>> START RECORDS SHOWN

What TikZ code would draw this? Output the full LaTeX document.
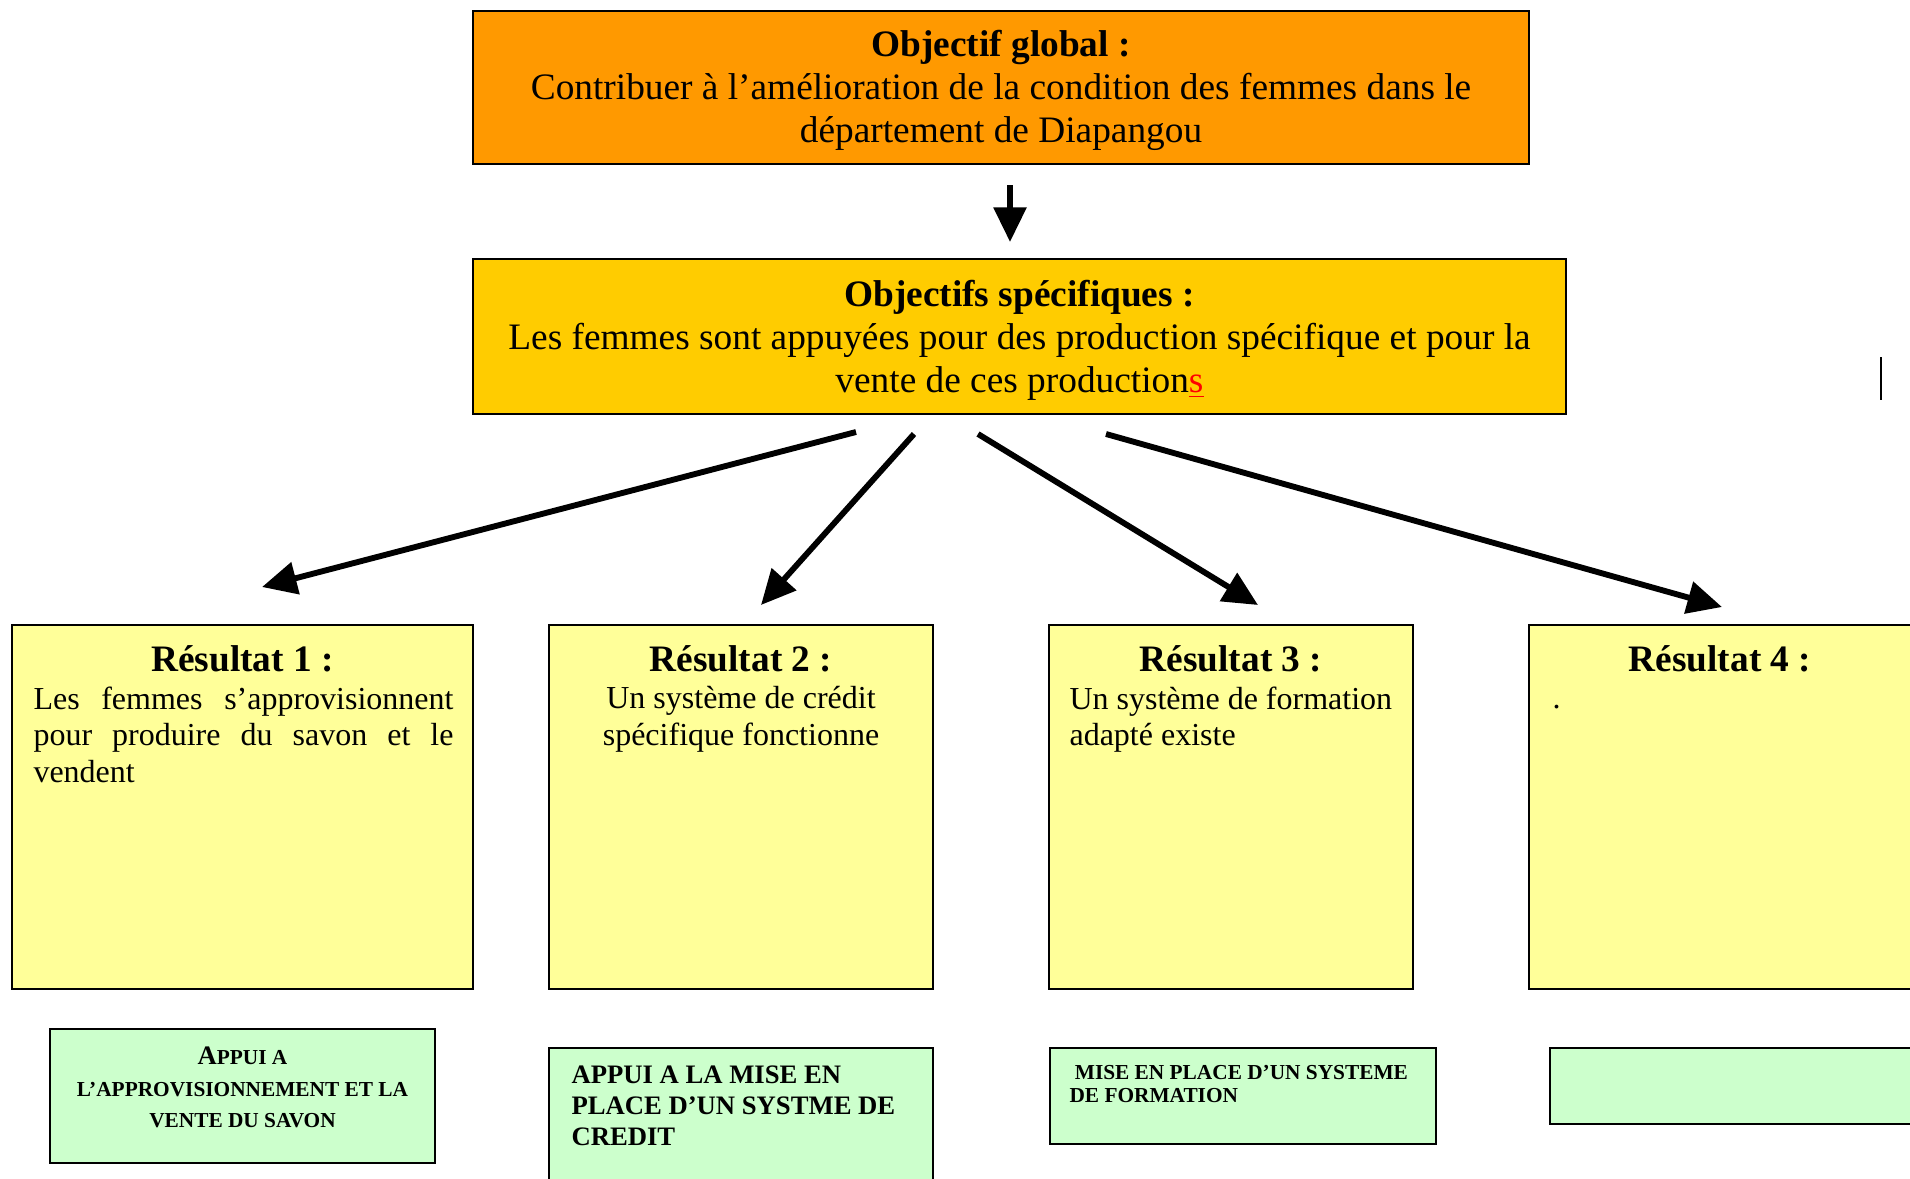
\documentclass[tikz,border=0pt]{standalone}
\usepackage{fontspec}
\setmainfont{Liberation Serif}
\usetikzlibrary{arrows.meta}

\definecolor{orangeobj}{HTML}{FF9900}
\definecolor{jauneobj}{HTML}{FFCC00}
\definecolor{jauneres}{HTML}{FFFF99}
\definecolor{vertact}{HTML}{CCFFCC}

\tikzset{
  boite/.style={draw, line width=0.8pt, inner sep=0pt},
  objtexte/.style={inner sep=0pt, align=center, font=\fontsize{14}{16.1}\selectfont},
  titre/.style={inner sep=0pt, font=\fontsize{14}{16}\selectfont\bfseries},
  texte/.style={inner sep=0pt, font=\fontsize{12}{13.7}\selectfont},
  fleche/.style={line width=2.2pt, -{Triangle[length=13pt,width=12pt]}}
}

\begin{document}
\begin{tikzpicture}[x=0.375pt, y=-0.375pt]
  \clip (0,0) rectangle (1910,1178);

  \node[boite, fill=orangeobj, minimum width=396pt, minimum height=57.4pt] (og) at (1001,87.5) {};
  \node[objtexte] (tog) at (1001,90.5)
        {\textbf{Objectif global :}\\Contribuer à l’amélioration de la condition des femmes dans le\\département de Diapangou};
  \node[boite, fill=jauneobj, minimum width=409.9pt, minimum height=58.1pt] (os) at (1019.5,336.5) {};
  \node[objtexte] (tos) at (1019.5,340.5)
        {\textbf{Objectifs spécifiques :}\\Les femmes sont appuyées pour des production spécifique et pour la\\vente de ces production{\color{red}\underline{s}}};

  % resultats
  \node[boite, fill=jauneres, minimum width=172.9pt, minimum height=136.5pt] (r1) at (242.5,807) {};
  \node[boite, fill=jauneres, minimum width=144pt, minimum height=136.5pt] (r2) at (741,807) {};
  \node[boite, fill=jauneres, minimum width=136.5pt, minimum height=136.5pt] (r3) at (1231,807) {};
  \node[boite, fill=jauneres, minimum width=144.8pt, minimum height=136.5pt] (r4) at (1722,807) {};

  \node[titre, anchor=base] (t1) at (242.5,671) {Résultat 1 :};
  \node[titre, anchor=base] (t2) at (741,671) {Résultat 2 :};
  \node[titre, anchor=base] (t3) at (1231,671) {Résultat 3 :};
  \node[titre, anchor=base] (t4) at (1720,671) {Résultat 4 :};

  \node[texte, anchor=north west, text width=157.5pt, align=justify] (c1) at (33,686)
        {Les femmes s’approvisionnent\linebreak pour produire du savon et le\linebreak vendent};
  \node[texte, anchor=north, align=center] (c2) at (741,686) {Un système de crédit\\spécifique fonctionne};
  \node[texte, anchor=north west, align=left] (c3) at (1069,686) {Un système de formation\\adapté existe};
  \node[texte, anchor=base west] (c4) at (1552,708) {.};

  % actions
  \node[boite, fill=vertact, minimum width=144.4pt, minimum height=50.25pt] (a1) at (242.5,1096) {};
  \node[boite, fill=vertact, minimum width=144pt, minimum height=57pt] (a2) at (741,1124) {};
  \node[boite, fill=vertact, minimum width=144.75pt, minimum height=36pt] (a3) at (1243,1096) {};
  \node[boite, fill=vertact, minimum width=150pt, minimum height=28.5pt] (a4) at (1750,1086) {};

  \node[inner sep=0pt, align=center, font=\fontsize{8}{11.8}\selectfont\bfseries] (x1) at (242.5,1087.5)
        {{\fontsize{10}{11.8}\selectfont A}PPUI A\\L’APPROVISIONNEMENT ET LA\\VENTE DU SAVON};
  \node[inner sep=0pt, anchor=north west, align=left, font=\fontsize{10}{11.6}\selectfont\bfseries] (x2) at (571,1065)
        {APPUI A LA MISE EN\\PLACE D’UN SYSTME DE\\CREDIT};
  \node[inner sep=0pt, anchor=north west, align=left, font=\fontsize{8}{8.6}\selectfont\bfseries] (x3) at (1069,1065)
        {\ MISE EN PLACE D’UN SYSTEME\\DE FORMATION};

  % fleches
  \coordinate (d0) at (1010,185);
  \coordinate (f0) at (1010,242);
  \coordinate (d1) at (856,432);
  \coordinate (f1) at (262,587);
  \coordinate (d2) at (914,434);
  \coordinate (f2) at (761,605);
  \coordinate (d3) at (978,434);
  \coordinate (f3) at (1258,605);
  \coordinate (d4) at (1106,434);
  \coordinate (f4) at (1722,607);

  \draw[fleche] (d0) -- (f0);
  \draw[fleche] (d1) -- (f1);
  \draw[fleche] (d2) -- (f2);
  \draw[fleche] (d3) -- (f3);
  \draw[fleche] (d4) -- (f4);

  \draw[line width=0.8pt] (1881,357) -- (1881,400);
\end{tikzpicture}
\end{document}
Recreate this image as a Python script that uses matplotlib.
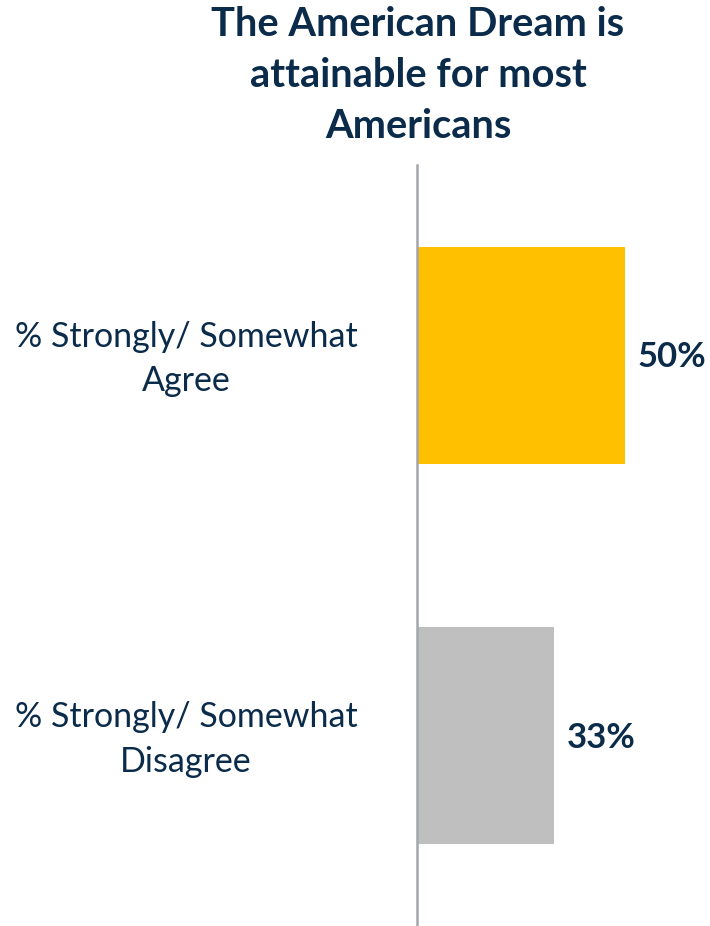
import matplotlib.pyplot as plt
import matplotlib.transforms as mtransforms

categorias = ["% Strongly/ Somewhat\nAgree", "% Strongly/ Somewhat\nDisagree"]
valores = [50, 33]
colores = ["#FFC000", "#BFBFBF"]
titulo = "The American Dream is\nattainable for most\nAmericans"

navy = "#0B2B4A"
fuente = "Lato"

fig = plt.figure(figsize=(7.10, 9.26), dpi=100)
ax = fig.add_axes([417 / 710, 0, 293 / 710, 761 / 926])

y = list(range(len(valores)))
ax.barh(y, valores, height=0.57, color=colores)
ax.set_xlim(0, 293 / 4.16)
ax.set_ylim(1.5, -0.5)

for s in ["top", "right", "bottom"]:
    ax.spines[s].set_visible(False)
ax.spines["left"].set_color("#A3A6AE")
ax.spines["left"].set_linewidth(1.8)
ax.set_xticks([])
ax.set_yticks([])

for i, v in enumerate(valores):
    ax.text(v + 2.9, i + 0.005, f"{v}%", va="center", ha="left",
            fontsize=25, fontweight="bold", color=navy, family=fuente)

trans = mtransforms.blended_transform_factory(fig.transFigure, ax.transData)
for i, c in enumerate(categorias):
    ax.text(186 / 710, i + 0.01, c, transform=trans, ha="center", va="center",
            fontsize=24.5, color=navy, family=fuente, linespacing=1.48)

fig.text(418 / 710, 1 - 6 / 926, titulo, ha="center", va="top",
         fontsize=28.7, fontweight="bold", color=navy, family=fuente,
         linespacing=1.46)

fig.savefig("out.png", dpi=100)
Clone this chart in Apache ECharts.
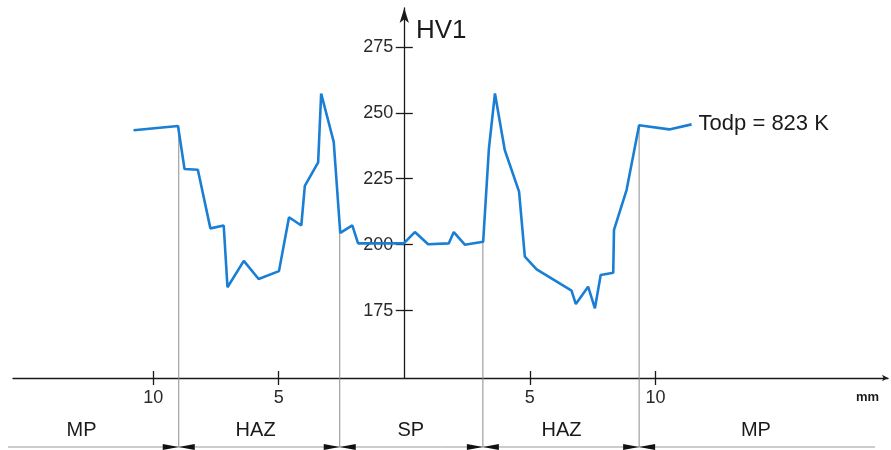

>> END RECORDS SHOWN

WHAT IS ASKED: Leave the pictures out and copy exactly the lines from the one with "Recreate this image" to the one with "ax.set_ylim(1.5, -0.5)", both included.

FINAL ANSWER:
Recreate this image as a Python script that uses matplotlib.
import matplotlib.pyplot as plt
import matplotlib.transforms as mtransforms

categorias = ["% Strongly/ Somewhat\nAgree", "% Strongly/ Somewhat\nDisagree"]
valores = [50, 33]
colores = ["#FFC000", "#BFBFBF"]
titulo = "The American Dream is\nattainable for most\nAmericans"

navy = "#0B2B4A"
fuente = "Lato"

fig = plt.figure(figsize=(7.10, 9.26), dpi=100)
ax = fig.add_axes([417 / 710, 0, 293 / 710, 761 / 926])

y = list(range(len(valores)))
ax.barh(y, valores, height=0.57, color=colores)
ax.set_xlim(0, 293 / 4.16)
ax.set_ylim(1.5, -0.5)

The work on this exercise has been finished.